US domestic sourcing laws and their associated implementing regulations are complex and evolving; companies contracting with the government must understand these frameworks and how their proposals will be evaluated pursuant to them. A failure to adequately understand them can result in the submission of a noncompliant proposal that is ineligible for award. However, as this COFC case demonstrates, an awarding agency can also make a mistake in complying with these laws and improperly award a contract based on that mistake. Contractors that are impacted by such mistakes should consider protesting the contract award. The COFC, the Government Accountability Office, and the acquiring agency, via its contracting officer, are the only forums in which a protestor may seek relief.

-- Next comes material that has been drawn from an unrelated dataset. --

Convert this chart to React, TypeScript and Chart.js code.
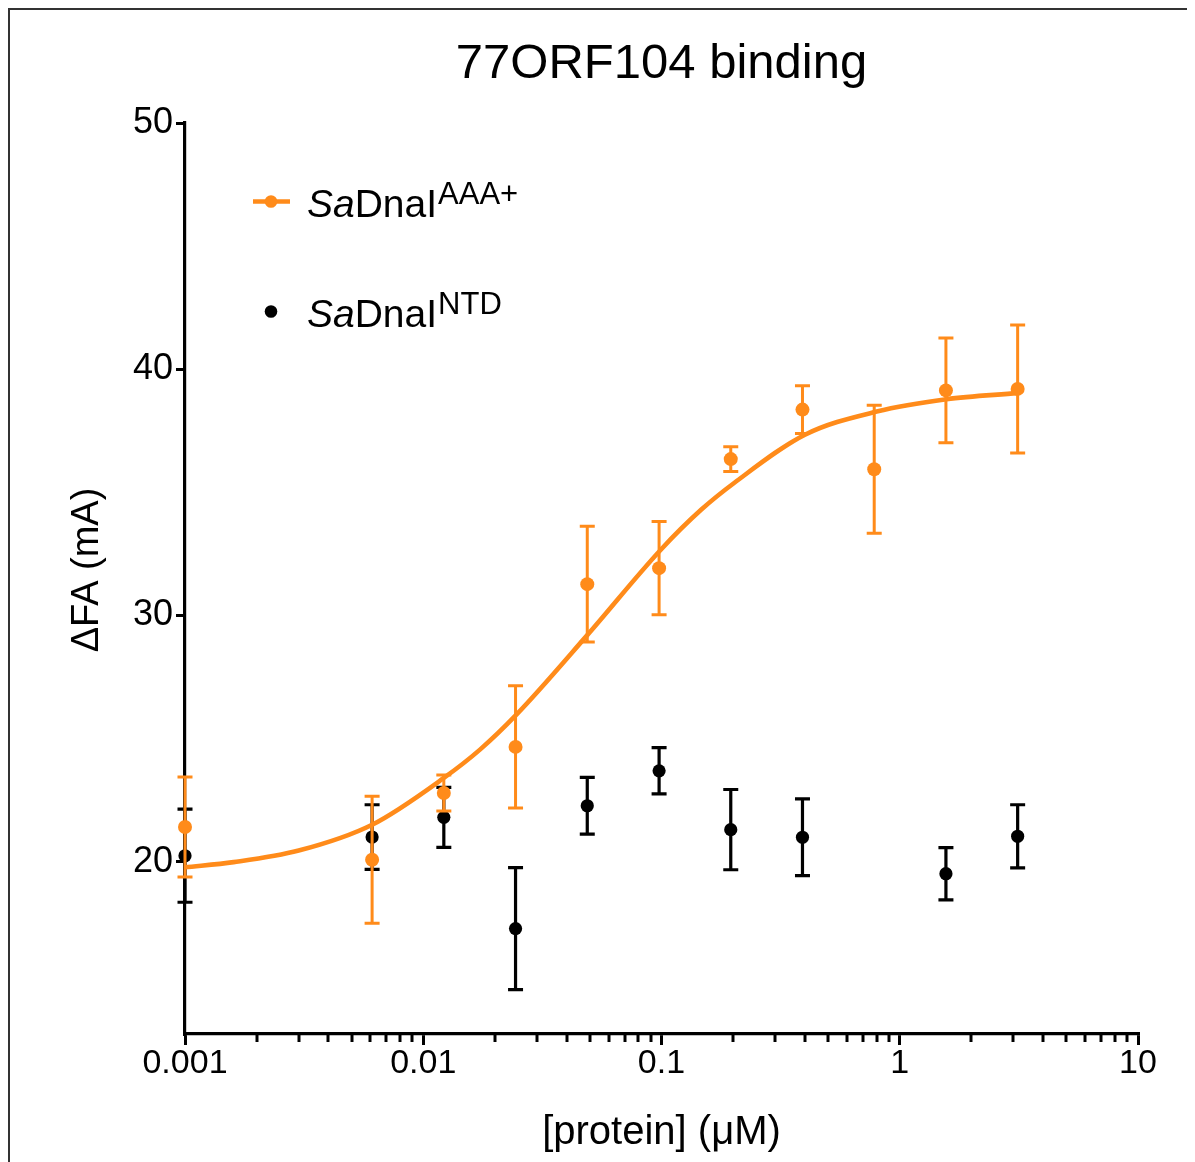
import React, { useEffect, useRef } from 'react';
import { Chart, registerables } from 'chart.js';

Chart.register(...registerables);

// ---- data ----
const chartTitle = '77ORF104 binding';
const yAxisTitle = 'ΔFA (mA)';
const xAxisTitle = '[protein] (μM)';
const concentrations = [0.001, 0.0061, 0.0122, 0.0244, 0.0488, 0.0977, 0.1953, 0.3906, 0.7813, 1.5625, 3.125];
const aaaMean = [21.41, 20.08, 22.79, 24.66, 31.27, 31.92, 36.35, 38.36, 35.94, 39.14, 39.2];
const aaaSem = [2.03, 2.58, 0.73, 2.48, 2.35, 1.89, 0.5, 0.97, 2.6, 2.13, 2.6];
const ntdMean = [20.24, 21.0, 21.8, 17.28, 22.27, 23.69, 21.3, 20.99, null, 19.51, 21.03];
const ntdSem = [1.89, 1.31, 1.22, 2.48, 1.15, 0.94, 1.63, 1.56, null, 1.06, 1.28];
const fitConc = [0.001, 0.0016, 0.003, 0.0061, 0.0122, 0.0173, 0.0246, 0.0488, 0.1, 0.147, 0.203, 0.4, 0.8, 1.57, 3.125];
const fitValues = [19.77, 19.98, 20.45, 21.5, 23.4, 24.55, 25.97, 29.2, 32.7, 34.3, 35.4, 37.34, 38.28, 38.78, 39.03];
const xMajorTicks = [0.001, 0.01, 0.1, 1, 10];
const xMajorLabels = ['0.001', '0.01', '0.1', '1', '10'];
const xMinorMultipliers = [2, 3, 4, 5, 6, 7, 8, 9];
const yTicks = [20, 30, 40, 50];
const legendNames = [
  { prefix: 'Sa', name: 'DnaI', sup: 'AAA+' },
  { prefix: 'Sa', name: 'DnaI', sup: 'NTD' },
];

const ORANGE = '#ff8b1a';
const BLACK = '#000000';
const FONT = "'Liberation Sans', Arial, Helvetica, sans-serif";

const errorBarPlugin = {
  id: 'errorBars',
  beforeDatasetDraw(chart: any, args: any) {
    const ds = chart.data.datasets[args.index];
    if (!ds.errors) return;
    const { ctx } = chart;
    const x = chart.scales.x;
    const y = chart.scales.y;
    const cap = 7.5;
    ctx.save();
    ctx.strokeStyle = ds.errorColor;
    ctx.lineWidth = ds.errorWidth;
    ctx.lineCap = 'butt';
    ds.data.forEach((p: any, i: number) => {
      const e = ds.errors[i];
      if (p.y == null || e == null) return;
      const px = x.getPixelForValue(p.x);
      const top = y.getPixelForValue(p.y + e);
      const bot = y.getPixelForValue(p.y - e);
      ctx.beginPath();
      ctx.moveTo(px, top);
      ctx.lineTo(px, bot);
      ctx.moveTo(px - cap, top);
      ctx.lineTo(px + cap, top);
      ctx.moveTo(px - cap, bot);
      ctx.lineTo(px + cap, bot);
      ctx.stroke();
    });
    ctx.restore();
  },
};

const minorTickPlugin = {
  id: 'minorTicks',
  afterDraw(chart: any) {
    const { ctx, chartArea } = chart;
    const x = chart.scales.x;
    ctx.save();
    ctx.strokeStyle = BLACK;
    ctx.lineWidth = 3;
    for (let d = 0; d < xMajorTicks.length - 1; d++) {
      for (const m of xMinorMultipliers) {
        const px = Math.round(x.getPixelForValue(xMajorTicks[d] * m));
        ctx.beginPath();
        ctx.moveTo(px, chartArea.bottom);
        ctx.lineTo(px, chartArea.bottom + 8);
        ctx.stroke();
      }
    }
    ctx.restore();
  },
};

const titlePlugin = {
  id: 'centeredTitles',
  afterDraw(chart: any) {
    const { ctx, chartArea } = chart;
    ctx.save();
    ctx.fillStyle = BLACK;
    ctx.font = `49px ${FONT}`;
    ctx.textAlign = 'center';
    ctx.textBaseline = 'alphabetic';
    ctx.fillText(chartTitle, (chartArea.left + chartArea.right) / 2, 68);

    ctx.translate(78, 560);
    ctx.rotate(-Math.PI / 2);
    ctx.font = `38px ${FONT}`;
    ctx.textBaseline = 'middle';
    ctx.fillText(yAxisTitle, 0, 0);
    ctx.restore();
  },
};

const customLegendPlugin = {
  id: 'customLegend',
  afterDraw(chart: any) {
    const { ctx } = chart;
    const rows = [
      { markerY: 191.5, baseline: 207, color: ORANGE, line: true },
      { markerY: 301.5, baseline: 317, color: BLACK, line: false },
    ];
    ctx.save();
    rows.forEach((r, i) => {
      const item = legendNames[i];
      const mx = 261;
      if (r.line) {
        ctx.strokeStyle = r.color;
        ctx.lineWidth = 4.5;
        ctx.beginPath();
        ctx.moveTo(243, r.markerY);
        ctx.lineTo(280, r.markerY);
        ctx.stroke();
      }
      ctx.fillStyle = r.color;
      ctx.beginPath();
      ctx.arc(mx, r.markerY, 6.3, 0, Math.PI * 2);
      ctx.fill();

      ctx.fillStyle = BLACK;
      ctx.textBaseline = 'alphabetic';
      ctx.textAlign = 'left';
      let tx = 297;
      ctx.font = `italic 39px ${FONT}`;
      ctx.fillText(item.prefix, tx, r.baseline);
      tx += ctx.measureText(item.prefix).width;
      ctx.font = `39px ${FONT}`;
      ctx.fillText(item.name, tx, r.baseline);
      tx += ctx.measureText(item.name).width + 1;
      ctx.font = `31px ${FONT}`;
      ctx.fillText(item.sup, tx, r.baseline - 13);
    });
    ctx.restore();
  },
};

export default function App() {
  const canvasRef = useRef<HTMLCanvasElement | null>(null);

  useEffect(() => {
    if (!canvasRef.current) return;
    const aaaPoints = concentrations.map((c, i) => ({ x: c, y: aaaMean[i] }));
    const ntdPoints: any[] = [];
    const ntdErrors: any[] = [];
    concentrations.forEach((c, i) => {
      if (ntdMean[i] != null) {
        ntdPoints.push({ x: c, y: ntdMean[i] });
        ntdErrors.push(ntdSem[i]);
      }
    });
    const fitPoints = fitConc.map((c, i) => ({ x: c, y: fitValues[i] }));

    const chart = new Chart(canvasRef.current, {
      type: 'scatter',
      data: {
        datasets: [
          {
            label: 'SaDnaI AAA+',
            data: aaaPoints,
            showLine: false,
            pointRadius: 7,
            pointBorderWidth: 0,
            pointBackgroundColor: ORANGE,
            backgroundColor: ORANGE,
            borderColor: ORANGE,
            clip: false,
            errors: aaaSem,
            errorColor: ORANGE,
            errorWidth: 3,
          } as any,
          {
            label: 'fit',
            data: fitPoints,
            showLine: true,
            pointRadius: 0,
            borderColor: ORANGE,
            borderWidth: 4.6,
            cubicInterpolationMode: 'monotone',
            clip: false,
          } as any,
          {
            label: 'SaDnaI NTD',
            data: ntdPoints,
            showLine: false,
            pointRadius: 6.6,
            pointBorderWidth: 0,
            pointBackgroundColor: BLACK,
            backgroundColor: BLACK,
            borderColor: BLACK,
            clip: false,
            errors: ntdErrors,
            errorColor: BLACK,
            errorWidth: 3.2,
          } as any,
        ],
      },
      options: {
        responsive: false,
        animation: false,
        events: [],
        layout: { padding: { top: 113, right: 57, bottom: 0, left: 0 } },
        plugins: {
          legend: { display: false },
          tooltip: { enabled: false },
          title: { display: false },
        },
        scales: {
          x: {
            type: 'logarithmic',
            min: 0.001,
            max: 10,
            afterBuildTicks: (s: any) => {
              s.ticks = xMajorTicks.map((v) => ({ value: v, major: true }));
            },
            afterFit: (s: any) => {
              s.height = 128;
            },
            ticks: {
              autoSkip: false,
              maxRotation: 0,
              minRotation: 0,
              color: BLACK,
              padding: 2,
              font: { family: FONT, size: 34, lineHeight: 1 },
              callback: (_v: any, i: number) => xMajorLabels[i],
            },
            grid: {
              display: true,
              drawOnChartArea: false,
              drawTicks: true,
              tickLength: 11,
              tickWidth: 3,
              lineWidth: 3,
              color: BLACK,
              tickColor: BLACK,
            },
            border: { display: true, color: BLACK, width: 3.2 },
            title: {
              display: true,
              text: xAxisTitle,
              color: BLACK,
              font: { family: FONT, size: 40, lineHeight: 1.2 },
              padding: { top: 0, bottom: 5 },
            },
          } as any,
          y: {
            type: 'linear',
            min: 13,
            max: 50,
            afterBuildTicks: (s: any) => {
              s.ticks = yTicks.map((v) => ({ value: v }));
            },
            afterFit: (s: any) => {
              s.width = 175;
            },
            ticks: {
              color: BLACK,
              padding: 3,
              font: { family: FONT, size: 36, lineHeight: 1 },
              callback: (v: any) => String(v),
            },
            grid: {
              display: true,
              drawOnChartArea: false,
              drawTicks: true,
              tickLength: 9,
              tickWidth: 3,
              lineWidth: 3,
              color: BLACK,
              tickColor: BLACK,
            },
            border: { display: true, color: BLACK, width: 3.2 },
            title: { display: false },
          } as any,
        },
      },
      plugins: [errorBarPlugin, minorTickPlugin, titlePlugin, customLegendPlugin],
    } as any);

    return () => chart.destroy();
  }, []);

  return (
    <>
      <style>{'html,body{overflow:hidden}'}</style>
      <div
        style={{
          width: 1185,
          height: 1152,
          borderTop: '2px solid #333',
          borderLeft: '2px solid #333',
          background: '#fff',
        }}
      >
        <canvas ref={canvasRef} width={1185} height={1152} style={{ display: 'block', width: 1185, height: 1152 }} />
      </div>
    </>
  );
}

Because the timelines for filing are short and strict, it is important for contractors to identify instances of agency noncompliance and error early and file bid protests promptly to preserve their legal rights.

Footnotes

1 At the time of this article's publication, the domestic content component percentage is set to increase over the next several years and will eventually be set at 75% effective in calendar year 2029. ("The Buy American Act and Other Federal Procurement Domestic Content Restrictions," Congressional Research Service, November 2022).

2 The exceptions apply when (1) "the procurement of domestic goods or the use of domestic construction materials would be 'impracticable' or 'inconsistent with the public interest,'" (2) "domestic end products or construction materials are unavailable 'in sufficient and reasonably available commercial quantities and of a satisfactory quality,'" (3) "the contracting officer determines that the cost of domestic end products or construction materials would be 'unreasonable,'" (4) "the goods are acquired specifically for commissary resale," (5) "the agency procures information technology that is a commercial item," (6) "the value of the procurements is at or below the micro-purchase threshold," or (7) "the items are procured for use outside the United States." ("The Buy American Act").

3 "Trade Guide: WTO Government Procurement Agreement," International Trade Administration (accessed January 2026).

The content of this article is intended to provide a general guide to the subject matter. Specialist advice should be sought about your specific circumstances.